Where might these and other stocks be going in the months ahead? Naturally, there are a host of conflicting opinions on the matter.

Mr. Arnold rejects two points of view right off the bat. One comes from those who believe this is a new secular bull market — that is, a trend that will last for years. He doesn’t go that far.

Others claim that this is no more than a counter-rally in a bear market — “but they have argued that point since the initial lift-off and have been fighting the new recovery highs with each and every step upward.”

He believes a third scenario. It’s a simple one, based on the evidence so far. Stocks are in a cyclical bull market. The question is how long this cycle might last.

“Does the fact that 2009 returns are so strong and that the moves off of the March lows are mind-blowing negate an encore performance in 2010?” asks Mr. Arnold.

Historically, he answers himself, a strong market one year does not necessarily spell trouble the next. Yet this continues to be “the most disrespected bull market that we’ve witnessed at least since 1988.”

The climb up the proverbial wall of worry is alive and well on Wall Street, he points out, and many investors have not even gotten back in the game yet. What will happen if they actually start jumping in?

Technically, the path of least resistance is up. Looking at the moving averages on the S&P 500 Index, this analyst sees no reason to alter his bullish outlook at the moment.

The red flag district

But now let’s go to the red flag district, which is the place the pessimists go to find signals of trouble ahead.

The first of the four red flags that might spell danger on the market is a technical one. The climb to new recovery highs has been a broad-based affair, Mr. Arnold says, as evidenced by the Advance-Decline Line hitting new record highs. When this line diverges and shows a heavier group of stocks declining it will be a warning shot across the bow.

But it hasn’t happened yet.

The second flag comes straight from the horse’s mouth — investment advisories. The benchmark Investors Intelligence poll shows three times as many bulls as bears. That usually means an excess of confidence.

Yet skepticism abounds among investors, Mr. Arnold insists. “Subjectively, we have lost a generation of investors due to the financial meltdown, similar to the exodus experienced during 1973-74.” And still the market rises on this wall of worry. Only when the mood changes from one of doubt to unbridled optimism, of “throwing caution to the wind,” will we have a red flag on investor sentiment, he claims.

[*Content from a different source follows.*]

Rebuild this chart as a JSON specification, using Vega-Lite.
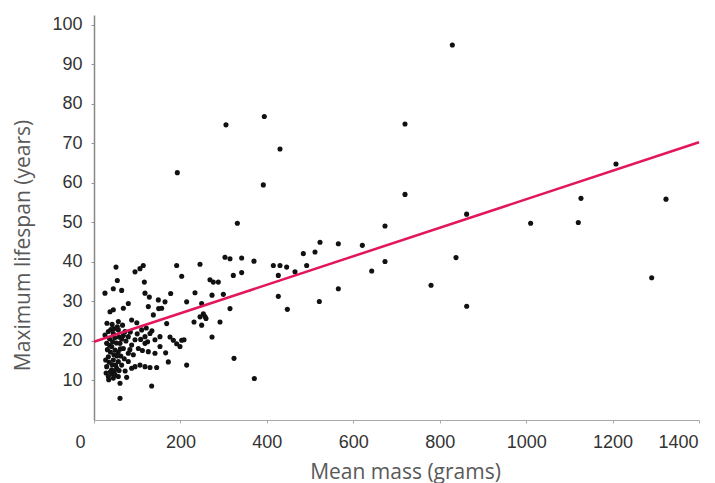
{
  "$schema": "https://vega.github.io/schema/vega-lite/v6.json",
  "width": 605,
  "height": 405,
  "autosize": "none",
  "padding": {"left": 94, "top": 15, "right": 16, "bottom": 63},
  "background": "white",
  "config": {"view": {"stroke": null}},
  "datasets": {
    "pts": [
      {"mass": 25.4, "life": 32.1}, {"mass": 37, "life": 27.4}, {"mass": 44.7, "life": 27.9}, {"mass": 56.3, "life": 24.9},
      {"mass": 67.9, "life": 28.3}, {"mass": 79.4, "life": 29.5}, {"mass": 87.1, "life": 25.3}, {"mass": 118, "life": 32.1},
      {"mass": 125.7, "life": 28.7}, {"mass": 148.9, "life": 30.4}, {"mass": 156.6, "life": 28.3}, {"mass": 137.3, "life": 26.6},
      {"mass": 33.2, "life": 22.4}, {"mass": 25.4, "life": 21.5}, {"mass": 44.7, "life": 21.9}, {"mass": 56.3, "life": 22.8},
      {"mass": 71.7, "life": 22.4}, {"mass": 79.4, "life": 21.1}, {"mass": 94.9, "life": 20.3}, {"mass": 110.3, "life": 22.8},
      {"mass": 118, "life": 21.1}, {"mass": 129.6, "life": 21.9}, {"mass": 141.1, "life": 20.3}, {"mass": 152.7, "life": 21.1},
      {"mass": 29.3, "life": 19.4}, {"mass": 40.9, "life": 18.6}, {"mass": 48.6, "life": 17.7}, {"mass": 60.2, "life": 19.4},
      {"mass": 67.9, "life": 18.1}, {"mass": 79.4, "life": 16.9}, {"mass": 87.1, "life": 19}, {"mass": 102.6, "life": 18.1},
      {"mass": 118, "life": 19.4}, {"mass": 125.7, "life": 17.3}, {"mass": 141.1, "life": 16.9}, {"mass": 152.7, "life": 18.6},
      {"mass": 33.2, "life": 16}, {"mass": 44.7, "life": 15.2}, {"mass": 56.3, "life": 14.8}, {"mass": 29.3, "life": 13.5},
      {"mass": 40.9, "life": 12.7}, {"mass": 52.4, "life": 13.1}, {"mass": 64, "life": 13.9}, {"mass": 79.4, "life": 14.8},
      {"mass": 87.1, "life": 13.1}, {"mass": 94.9, "life": 13.5}, {"mass": 106.4, "life": 13.9}, {"mass": 118, "life": 13.5},
      {"mass": 129.6, "life": 13.3}, {"mass": 145, "life": 13.3}, {"mass": 33.2, "life": 11}, {"mass": 44.7, "life": 10.6},
      {"mass": 56.3, "life": 11}, {"mass": 40.9, "life": 11.8}, {"mass": 75.6, "life": 10.8}, {"mass": 60.2, "life": 9.3},
      {"mass": 133.4, "life": 8.6}, {"mass": 60.2, "life": 5.5},
      {"mass": 36, "life": 20.5}, {"mass": 48, "life": 20.8}, {"mass": 52, "life": 19.5}, {"mass": 38, "life": 17.2},
      {"mass": 46, "life": 16.5}, {"mass": 35, "life": 14.6}, {"mass": 50, "life": 13.9}, {"mass": 42, "life": 24.2},
      {"mass": 58, "life": 21}, {"mass": 64, "life": 20.5}, {"mass": 30, "life": 24.5}, {"mass": 56, "life": 17.2},
      {"mass": 31, "life": 17.8}, {"mass": 43, "life": 19.8}, {"mass": 54, "life": 23.6}, {"mass": 62, "life": 16.2},
      {"mass": 70, "life": 15.5}, {"mass": 38, "life": 12.2}, {"mass": 47, "life": 12.3}, {"mass": 66, "life": 24},
      {"mass": 74, "life": 20}, {"mass": 84, "life": 22.3}, {"mass": 91, "life": 16.5}, {"mass": 99, "life": 24.6},
      {"mass": 112, "life": 17.6}, {"mass": 124, "life": 19.8}, {"mass": 134, "life": 22.6}, {"mass": 100, "life": 21.8},
      {"mass": 27, "life": 15.2}, {"mass": 36, "life": 18.9}, {"mass": 42, "life": 14}, {"mass": 49, "life": 11.4},
      {"mass": 53, "life": 16.2}, {"mass": 58, "life": 12.5}, {"mass": 61, "life": 18}, {"mass": 68, "life": 21.4},
      {"mass": 39, "life": 22.9}, {"mass": 46, "life": 23.1}, {"mass": 28, "life": 11.9}, {"mass": 34, "life": 10.2},
      {"mass": 72, "life": 12.4}, {"mass": 83, "life": 17.8}, {"mass": 108, "life": 20.4}, {"mass": 121, "life": 23.3},
      {"mass": 50.9, "life": 38.7}, {"mass": 54, "life": 35.3}, {"mass": 44.7, "life": 33.2}, {"mass": 64, "life": 32.8},
      {"mass": 94.9, "life": 37.5}, {"mass": 114, "life": 39.1}, {"mass": 106.4, "life": 38.3}, {"mass": 116.5, "life": 34.9},
      {"mass": 128, "life": 31.1}, {"mass": 149.6, "life": 28.2}, {"mass": 164.3, "life": 29.9}, {"mass": 177.4, "life": 32},
      {"mass": 191.3, "life": 39.1}, {"mass": 202.9, "life": 36.4}, {"mass": 245.3, "life": 39.4}, {"mass": 214.4, "life": 29.9},
      {"mass": 233.7, "life": 32.2}, {"mass": 249.1, "life": 29.5}, {"mass": 253, "life": 26.9}, {"mass": 245.3, "life": 26.1},
      {"mass": 231.4, "life": 24.8}, {"mass": 249.1, "life": 24}, {"mass": 259.2, "life": 25.7}, {"mass": 273.1, "life": 31.6},
      {"mass": 268.4, "life": 35.5}, {"mass": 276.1, "life": 34.9}, {"mass": 287.7, "life": 34.9}, {"mass": 299.3, "life": 31.8},
      {"mass": 291.6, "life": 24.8}, {"mass": 273.1, "life": 21}, {"mass": 314.7, "life": 28.2}, {"mass": 322.4, "life": 36.6},
      {"mass": 341.7, "life": 37.3}, {"mass": 341.7, "life": 41}, {"mass": 314.7, "life": 40.8}, {"mass": 303.1, "life": 41.2},
      {"mass": 370.2, "life": 40.2}, {"mass": 324, "life": 15.6}, {"mass": 371, "life": 10.5}, {"mass": 415, "life": 39.1},
      {"mass": 430.4, "life": 39.1}, {"mass": 445.8, "life": 38.7}, {"mass": 426.5, "life": 36.6}, {"mass": 465.1, "life": 37.5},
      {"mass": 484.4, "life": 42.1}, {"mass": 511.4, "life": 42.5}, {"mass": 523, "life": 45}, {"mass": 565.4, "life": 44.6},
      {"mass": 492.1, "life": 39.1}, {"mass": 426.5, "life": 31.3}, {"mass": 447.4, "life": 28}, {"mass": 521.4, "life": 30},
      {"mass": 565.4, "life": 33.2}, {"mass": 168.2, "life": 24.4}, {"mass": 175.9, "life": 21}, {"mass": 183.6, "life": 20.2},
      {"mass": 191.3, "life": 19.3}, {"mass": 202.9, "life": 20.2}, {"mass": 214.4, "life": 13.9}, {"mass": 172, "life": 14.7},
      {"mass": 165.8, "life": 17}, {"mass": 208.3, "life": 20.3}, {"mass": 199, "life": 18.6}, {"mass": 256.8, "life": 26.2},
      {"mass": 192.8, "life": 62.6}, {"mass": 305.4, "life": 74.7}, {"mass": 394.1, "life": 76.8}, {"mass": 430.4, "life": 68.6},
      {"mass": 391.8, "life": 59.5}, {"mass": 331.7, "life": 49.8}, {"mass": 829.2, "life": 94.9}, {"mass": 719.7, "life": 74.9},
      {"mass": 719.7, "life": 57.1}, {"mass": 673.4, "life": 49.1}, {"mass": 862.3, "life": 52.1}, {"mass": 1010.4, "life": 49.8},
      {"mass": 1120.7, "life": 50}, {"mass": 1126.9, "life": 56.1}, {"mass": 1207.9, "life": 64.8}, {"mass": 1323.6, "life": 55.9},
      {"mass": 621, "life": 44.2}, {"mass": 642.6, "life": 37.7}, {"mass": 673.4, "life": 40.1}, {"mass": 837.7, "life": 41.1},
      {"mass": 779.9, "life": 34.1}, {"mass": 862.4, "life": 28.8}, {"mass": 1290.5, "life": 36}
    ],
    "fit": [
      {"mass": 0, "life": 19.8},
      {"mass": 1400, "life": 70.3}
    ]
  },
  "encoding": {
    "x": {
      "field": "mass", "type": "quantitative",
      "scale": {"domain": [0, 1400], "nice": false, "zero": false},
      "axis": {
        "title": "Mean mass (grams)",
        "values": [0, 200, 400, 600, 800, 1000, 1200, 1400],
        "format": "d",
        "labelOverlap": false,
        "labelBound": false,
        "labelFlush": false,
        "grid": false,
        "domainColor": "#aaaaaa", "domainWidth": 1,
        "tickColor": "#aaaaaa", "tickSize": 3,
        "labelFont": "Liberation Sans", "labelFontSize": 18, "labelColor": "#333333",
        "labelPadding": 10,
        "labelOffset": {"condition": [{"test": "datum.value === 0", "value": -14}, {"test": "datum.value === 1400", "value": -21}], "value": 0},
        "titleFont": "Open Sans", "titleFontSize": 21, "titleFontWeight": "normal", "titleColor": "#595959",
        "titleX": 311, "titleY": 58, "titleBaseline": "alphabetic", "titleAlign": "center"
      }
    },
    "y": {
      "field": "life", "type": "quantitative",
      "scale": {"domain": [0, 102.5], "nice": false, "zero": false},
      "axis": {
        "title": "Maximum lifespan (years)",
        "values": [10, 20, 30, 40, 50, 60, 70, 80, 90, 100],
        "format": "d",
        "labelOverlap": false,
        "labelBound": false,
        "labelFlush": false,
        "grid": false,
        "domainColor": "#888888", "domainWidth": 1.5,
        "tickColor": "#999999", "tickSize": 3,
        "labelFont": "Liberation Sans", "labelFontSize": 18, "labelColor": "#333333",
        "labelPadding": 9,
        "titleFont": "Open Sans", "titleFontSize": 21, "titleFontWeight": "normal", "titleColor": "#595959",
        "titleX": -65, "titleY": 230, "titleAngle": 270, "titleBaseline": "alphabetic", "titleAlign": "center"
      }
    }
  },
  "layer": [
    {
      "data": {"name": "pts"},
      "mark": {"type": "circle", "size": 26, "color": "#111111", "opacity": 1}
    },
    {
      "data": {"name": "fit"},
      "mark": {"type": "line", "color": "#e3165b", "strokeWidth": 2.5}
    }
  ]
}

The third danger signal stems from the claim that stocks are overvalued. But they’re not at extreme levels, the analyst asserts. According to Leuthold Research, a group Mr. Arnold holds in high esteem, the valuations on the S&P 500 are in line with “modern era” bull markets.

Earnings growth could propel them higher and a double-dip recession could push them lower. “Lofty valuations, however, are not yet a threat to this market.”

Finally, we turn to those stocks that are supposed to lead the market but who have been dragging their feet, to say the least — financial firms. If this new bull market is to have legs, they must re-assert themselves. “The financials’ price action is currently a yellow flag, but that could change to green,” the analyst says.

When Mr. Arnold went to press, both the S&P Financials Index and the Bank Index had rallied. But that was before the president announced he was taking the Wall Street banks to the woodshed. That may put a crimp in their charts, at least for a while.

Stock prices “tend to stretch like a rubber band,” concludes Mr. Arnold. They have snapped back from depressing lows, he reminds us, and until the rubber band hits the red flags, you are free to feel optimistic.